Our Euro size 45 test shoes translate to a U.S. size 11. Our test pair hit the scales at an average of 414-grams, or 14.6-ounces per shoe. This puts the weight of the GR7 around the average of the models we tested. Though they are a touch heavier than some of the lighter models we tested, they don't feel particularly heavy on the feet. If we didn't weigh these shoes, we would have assumed they were among the lightest in our review.
At their retail price, we feel the GR7 are a relatively average value. Sure, there are less expensive options, and you can find some shoes that might be a little grippier or stiffer. That said, we think the GR7 does a wonderful job adventuring all over the mountain.

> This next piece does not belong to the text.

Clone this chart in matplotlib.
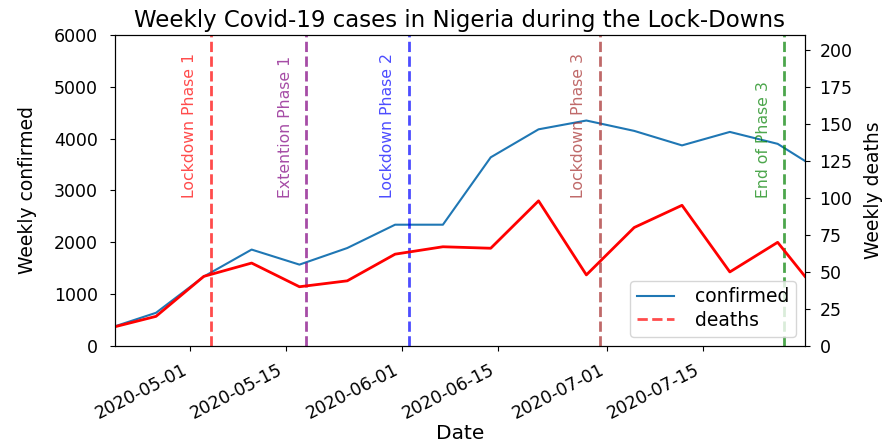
import matplotlib
matplotlib.use("Agg")
import matplotlib.pyplot as plt
import matplotlib.dates as mdates
import pandas as pd

# weekly totals (week ending dates)
weeks = ["2020-04-20", "2020-04-26", "2020-05-03", "2020-05-10", "2020-05-17",
         "2020-05-24", "2020-05-31", "2020-06-07", "2020-06-14", "2020-06-21",
         "2020-06-28", "2020-07-05", "2020-07-12", "2020-07-19", "2020-07-26",
         "2020-07-30"]
confirmed = [380, 640, 1340, 1860, 1570, 1890, 2340, 2340, 3640, 4180,
             4350, 4150, 3870, 4130, 3900, 3570]
deaths = [13, 20, 47, 56, 40, 44, 62, 67, 66, 98, 48, 80, 95, 50, 70, 47]

# lockdown milestones
phases = ["Lockdown Phase 1", "Extention Phase 1", "Lockdown Phase 2",
          "Lockdown Phase 3", "End of Phase 3"]
phase_dates = ["2020-05-04", "2020-05-18", "2020-06-02", "2020-06-30", "2020-07-27"]
phase_colors = ["red", "purple", "blue", "brown", "green"]

dates = pd.to_datetime(weeks)

fig, ax1 = plt.subplots(figsize=(8.88, 4.43), dpi=100)
fig.subplots_adjust(left=0.1295, right=0.9065, bottom=0.219, top=0.921)

l1, = ax1.plot(dates, confirmed, color="tab:blue", lw=1.5)

vlines = []
for name, d, c in zip(phases, phase_dates, phase_colors):
    d = pd.Timestamp(d)
    v = ax1.axvline(d, color=c, ls="--", lw=2, alpha=0.7)
    vlines.append(v)
    ax1.text(d - pd.Timedelta(days=2), 2850, name, rotation=90, color=c,
             alpha=0.7, ha="right", va="bottom", fontsize=11.3)

ax1.set_ylim(0, 6000)
ax1.set_xlim(dates[0], dates[-1])
ax1.set_ylabel("Weekly confirmed", fontsize=13.5)
ax1.set_xlabel("Date", fontsize=14.5)
ax1.yaxis.set_label_coords(-0.113, 0.5)
ax1.xaxis.set_label_coords(0.5, -0.25)
ax1.set_title("Weekly Covid-19 cases in Nigeria during the Lock-Downs", fontsize=16.5)

ax1.xaxis.set_major_locator(mdates.DayLocator(bymonthday=[1, 15]))
ax1.xaxis.set_major_formatter(mdates.DateFormatter("%Y-%m-%d"))
ax1.tick_params(axis="y", labelsize=12.5, pad=9)
ax1.tick_params(axis="x", labelsize=12.5, pad=7)
for lab in ax1.get_xticklabels():
    lab.set_rotation(27)
    lab.set_ha("right")

ax2 = ax1.twinx()
ax2.plot(dates, deaths, color="red", lw=2)
ax2.set_ylim(0, 210)
ax2.set_yticks(range(0, 201, 25))
ax2.set_ylabel("Weekly deaths", fontsize=13.5)
ax2.yaxis.set_label_coords(1.0855, 0.5)
ax2.tick_params(axis="y", labelsize=12.5, pad=7)

ax2.legend([l1, vlines[0]], ["confirmed", "deaths"], loc="lower right",
           fontsize=13.5, labelspacing=0.25, handletextpad=1.1, borderpad=0.35)

plt.savefig("out.png", dpi=100)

Pair that well-rounded performance with a durable construction and soles that should last several seasons, and the price of the GR7 becomes a little easier to justify.
The Shimano GR7 are a killer trail and all-mountain flat pedal shoe. They aren't the stiffest, burliest, or absolute grippiest shoes on the market. Instead, they deliver a relatively well-rounded performance across the board. These shoes are supremely comfortable with good breathability, power transfer, and pedal grip. If your idea of fun is an all-day adventure ride rather than bike park laps, this could be the shoe for you. Sure, the looks are a little polarizing, but they also come in a more subtle black colorway, as well as a women's version.